What started as a passionate story that captivated my attention ended up as a cheap novel with a cliche plot and dull language. It seemed like Nabokov wasn’t interested himself at the end and just wanted to be done with a book. The idea of a man torn between his passion and society’s rules reveals itself more naturally at the beginning of the book, when the desires are just dreams and hopes. It’s easier to write about fantasies. But in the second part when Humbert-Humbert gets what he wants he and the author seem lost. Nabokov fails in describing actual everyday life of his pedophile and instead dives deeper into aesthetics and poetics, which only creates a feeling of unease and excessive hyperbole. Then, as the plot winds down, Nabokov suddenly rushes time and describes events in a hushed and awkward way. Even his character doesn’t seem real anymore.
We had been everywhere. We had really seen nothing. And I catch myself thinking today that our long journey had only defiled with a sinuous trail of slime the lovely, trustful, dreamy, enormous country that by then, in retrospect, was no more to us than a collection of dog-eared maps, ruined tour books, old tires, and her sobs in the night — every night, every night — the moment I feigned sleep.
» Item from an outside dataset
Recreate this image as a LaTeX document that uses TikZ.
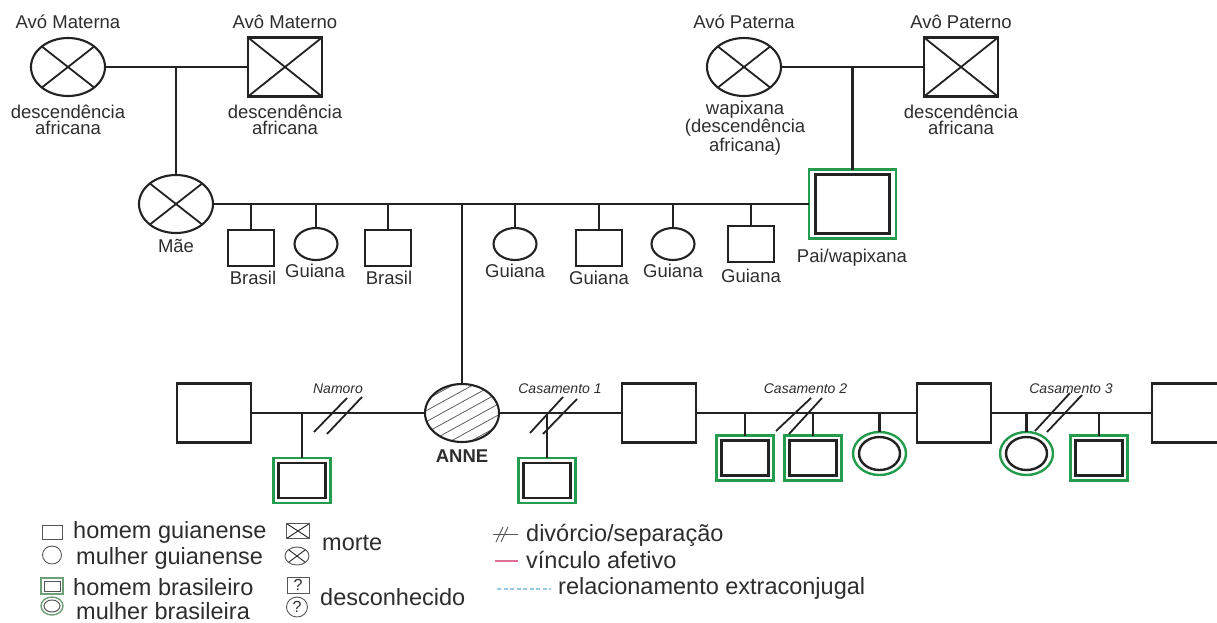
\documentclass[tikz,border=0pt]{standalone}
\usepackage{fontspec}
\setmainfont{Liberation Sans}
\usetikzlibrary{shapes.geometric,calc}

\definecolor{kin}{RGB}{34,34,34}
\definecolor{ink}{RGB}{45,45,45}
\definecolor{brgreen}{RGB}{36,156,78}
\definecolor{hatchgrey}{RGB}{95,95,95}
\definecolor{bondpink}{RGB}{226,112,150}
\definecolor{extrablue}{RGB}{150,200,232}
\definecolor{legendgrey}{RGB}{85,85,85}
\definecolor{legendgreen}{RGB}{110,160,120}

\tikzset{
  sym/.style={draw=kin, line width=2.1pt, inner sep=0pt, outer sep=0pt},
  bigman/.style={sym, rectangle, minimum width=74pt, minimum height=59pt},
  bigwoman/.style={sym, ellipse, minimum width=74pt, minimum height=58pt},
  smallman/.style={sym, rectangle, minimum width=46pt, minimum height=36pt},
  smallwoman/.style={sym, ellipse, minimum width=43pt, minimum height=32pt},
  deceased/.style={path picture={
      \draw[draw=kin, line width=#1]
        (path picture bounding box.north west) -- (path picture bounding box.south east)
        (path picture bounding box.north east) -- (path picture bounding box.south west);}},
  deceased/.default=1.8pt,
  brman/.style={sym, draw=brgreen, line width=2.4pt, rectangle, minimum width=57pt, minimum height=45pt,
    path picture={\draw[draw=kin, line width=2.4pt]
      ([xshift=5pt,yshift=-5pt]path picture bounding box.north west) rectangle
      ([xshift=-5pt,yshift=5pt]path picture bounding box.south east);}},
  brwoman/.style={sym, draw=brgreen, line width=2.4pt, ellipse, minimum width=53pt, minimum height=43pt,
    path picture={\draw[draw=kin, line width=2.4pt]
      (path picture bounding box.center) ellipse (20.5pt and 16.5pt);}},
  paibox/.style={sym, draw=brgreen, line width=2.4pt, rectangle, minimum width=87pt, minimum height=69pt,
    path picture={\draw[draw=kin, line width=2.4pt]
      ([xshift=6.5pt,yshift=-5pt]path picture bounding box.north west) rectangle
      ([xshift=-6.5pt,yshift=5pt]path picture bounding box.south east);}},
  hatched/.style={path picture={
      \foreach \c in {-44,-33,...,44}{
        \draw[draw=hatchgrey, line width=0.8pt]
          ($(path picture bounding box.center)+(-50,27.5+\c)$) -- ++(100,-55);}}},
  kinline/.style={draw=kin, line width=2.1pt},
  slash/.style={draw=kin, line width=1.8pt},
  lbl/.style={font=\fontsize{18.5}{16.5}\selectfont, text=ink, align=center, inner sep=0pt},
  annelbl/.style={font=\fontsize{18.5}{16.5}\selectfont\bfseries, text=ink, inner sep=0pt},
  marr/.style={font=\fontsize{14}{16}\selectfont\itshape, text=ink, inner sep=0pt},
  leg/.style={font=\fontsize{23.5}{26}\selectfont, text=ink, anchor=west, inner sep=0pt},
  legsym/.style={draw=legendgrey, line width=0.9pt, inner sep=0pt, outer sep=0pt},
  legman/.style={legsym, rectangle, minimum width=20pt, minimum height=14pt},
  legwoman/.style={legsym, ellipse, minimum width=19pt, minimum height=18pt},
  legbrman/.style={legsym, draw=legendgreen, line width=1.4pt, rectangle, minimum width=22pt, minimum height=16pt,
    path picture={\draw[draw=legendgrey, line width=1pt]
      ([xshift=3pt,yshift=-3pt]path picture bounding box.north west) rectangle
      ([xshift=-3pt,yshift=3pt]path picture bounding box.south east);}},
  legbrwoman/.style={legsym, draw=legendgreen, line width=1.4pt, ellipse, minimum width=22pt, minimum height=18pt,
    path picture={\draw[draw=legendgrey, line width=1pt]
      (path picture bounding box.center) ellipse (8pt and 6pt);}},
  legq/.style={font=\fontsize{16}{16}\selectfont, text=ink},
}

\begin{document}
\begin{tikzpicture}[x=1pt, y=-1pt]
\path[use as bounding box] (0,0) rectangle (1217,622);
\clip (0,0) rectangle (1217,622);

% ---------- grandparents ----------
\node[bigwoman, deceased] (avom) at (68,67) {};
\node[bigman, deceased]   (avoM) at (285,67) {};
\node[bigwoman, deceased] (avop) at (744,67) {};
\node[bigman, deceased]   (avoP) at (961,67) {};

\node[lbl] (tavom) at (68,22)  {Avó Materna};
\node[lbl] (tavoM) at (285,22) {Avô Materno};
\node[lbl] (tavop) at (744,22) {Avó Paterna};
\node[lbl] (tavoP) at (961,22) {Avô Paterno};

\node[lbl] (davom) at (68,120)  {descendência\\africana};
\node[lbl] (davoM) at (285,120) {descendência\\africana};
\node[lbl] (davop) at (745,128) {wapixana\\(descendência\\africana)};
\node[lbl] (davoP) at (961,120) {descendência\\africana};

\draw[kinline] (avom.east) -- (avoM.west);
\draw[kinline] (avop.east) -- (avoP.west);

% ---------- parents ----------
\node[bigwoman, deceased] (mae) at (176,204) {};
\node[paibox] (pai) at (852.5,204) {};
\node[lbl] (tmae) at (176,246) {Mãe};
\node[lbl] (tpai) at (852,258) {Pai/wapixana};

\draw[kinline] (mae.north) -- (mae.north |- avom.east);
\draw[kinline] (pai.north) -- (pai.north |- avop.east);
\draw[kinline] (mae.east) -- (pai.west);

% ---------- siblings ----------
\node[smallman]   (s1) at (251,248) {};
\node[smallwoman] (s2) at (316,244) {};
\node[smallman]   (s3) at (388,248) {};
\node[smallwoman] (s4) at (515,244) {};
\node[smallman]   (s5) at (599,248) {};
\node[smallwoman] (s6) at (673,244) {};
\node[smallman]   (s7) at (751,244) {};

\foreach \s in {s1,s2,s3,s4,s5,s6,s7}
  \draw[kinline] (\s.north) -- (\s.north |- mae.east);

\node[lbl] (ts1) at (253,278) {Brasil};
\node[lbl] (ts2) at (315,271) {Guiana};
\node[lbl] (ts3) at (389,278) {Brasil};
\node[lbl] (ts4) at (515,271) {Guiana};
\node[lbl] (ts5) at (599,278) {Guiana};
\node[lbl] (ts6) at (673,271) {Guiana};
\node[lbl] (ts7) at (751,276) {Guiana};

% ---------- Anne and partners ----------
\node[bigwoman, hatched] (anne) at (462,413) {};
\node[annelbl] (tanne) at (462,456) {ANNE};
\draw[kinline] (anne.north) -- (anne.north |- mae.east);

\node[bigman] (b1) at (214,413) {};
\node[bigman] (h1) at (659,413) {};
\node[bigman] (h2) at (954,413) {};
\node[bigman] (h3) at (1189,413) {};

\draw[kinline] (b1.east) -- (anne.west);
\draw[kinline] (anne.east) -- (h1.west);
\draw[kinline] (h1.east) -- (h2.west);
\draw[kinline] (h2.east) -- (h3.west);

% children of each union
\node[brman]   (c1) at (302,480.5) {};
\node[brman]   (c2) at (547,480.5) {};
\node[brman]   (c3) at (745,458) {};
\node[brman]   (c4) at (813,458) {};
\node[brwoman] (c5) at (879.5,453.5) {};
\node[brwoman] (c6) at (1026.5,453.5) {};
\node[brman]   (c7) at (1099,458) {};

\draw[kinline] (c1.north) -- (c1.north |- b1.east);
\draw[kinline] (c2.north) -- (c2.north |- anne.east);
\draw[kinline] (c3.north) -- (c3.north |- h1.east);
\draw[kinline] (c4.north) -- (c4.north |- h1.east);
\draw[kinline] (c5.north) -- (c5.north |- h1.east);
\draw[kinline] (c6.north) -- (c6.north |- h2.east);
\draw[kinline] (c7.north) -- (c7.north |- h2.east);

% separation marks and union labels
\draw[slash] (314,432) -- (347,398);
\draw[slash] (327,434) -- (362,397);
\node[marr] (tnam) at (338,389) {Namoro};

\draw[slash] (530,433) -- (563,397);
\draw[slash] (543,434) -- (577,399);
\node[marr] (tcas1) at (560,389) {Casamento 1};

\draw[slash] (776,431) -- (811,398);
\draw[slash] (789,434) -- (822,398);
\node[marr] (tcas2) at (805.5,389) {Casamento 2};

\draw[slash] (1035,431) -- (1070,393);
\draw[slash] (1047,432) -- (1082,395);
\node[marr] (tcas3) at (1071,389) {Casamento 3};

% ---------- legend ----------
\node[legman]     (l1) at (52,532) {};
\node[legwoman]   (l2) at (52,555) {};
\node[legbrman]   (l3) at (52,586) {};
\node[legbrwoman] (l4) at (52,606) {};
\node[leg] (tl1) at (73,532) {homem guianense};
\node[leg] (tl2) at (76,558) {mulher guianense};
\node[leg] (tl3) at (73,587) {homem brasileiro};
\node[leg] (tl4) at (76,611) {mulher brasileira};

\node[legman, minimum width=23pt, minimum height=15pt, deceased=0.9pt] (l5) at (298,531) {};
\node[legwoman, minimum width=24pt, minimum height=18pt, deceased=0.9pt] (l6) at (297,556) {};
\node[leg] (tl5) at (322,543) {morte};

\node[legman, minimum width=22pt, minimum height=16pt, legq] (l7) at (298,585) {?};
\node[legwoman, minimum width=21pt, minimum height=20pt, legq] (l8) at (297,607) {?};
\node[leg] (tl6) at (320,597) {desconhecido};

% separation, bond and extramarital samples
\coordinate (dv1) at (493,534);
\coordinate (dv2) at (518,534);
\draw[draw=legendgrey, line width=0.9pt] (dv1) -- (dv2);
\draw[draw=legendgrey, line width=0.9pt] (496,542) -- (503,527);
\draw[draw=legendgrey, line width=0.9pt] (501,542) -- (508,527);
\node[leg] (tl7) at (526,535) {divórcio/separação};

\coordinate (pk1) at (495,561);
\coordinate (pk2) at (518,561);
\draw[draw=bondpink, line width=1.2pt] (pk1) -- (pk2);
\node[leg] (tl8) at (526,560) {vínculo afetivo};

\coordinate (eb1) at (497,589);
\coordinate (eb2) at (551,589);
\draw[draw=extrablue, line width=1.2pt, dash pattern=on 4pt off 2.5pt] (eb1) -- (eb2);
\node[leg] (tl9) at (558,588) {relacionamento extraconjugal};
\end{tikzpicture}
\end{document}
This may be why so many people focus on the first part of the novel and call it a love story. It’s more genuine and real; it describes the moments of falling in love and the age of Lolita doesn’t matter much there. But in the second part, when the reader is supposed to see the real Humbert-Humbert and his inner conflict, the author hides behind his language, cheap plot tricks and cliches. Unable to create a believable and definite portrait of a pedophile and show his development, Nabokov gives a performance and distracts the reader by adding more drama. That completely shifts focus out of the main topic and scales down its relevance.
So yes, Lolita, it has a promising beginning and a huge disappointment at the end. I’d say that it had a potential to be “one of the 100 best novels of 20th century” but it definitely is not. And I would not put it into the same list with Faulkner, Joyce, Steinbeck, Dostoevsky or Tolstoy.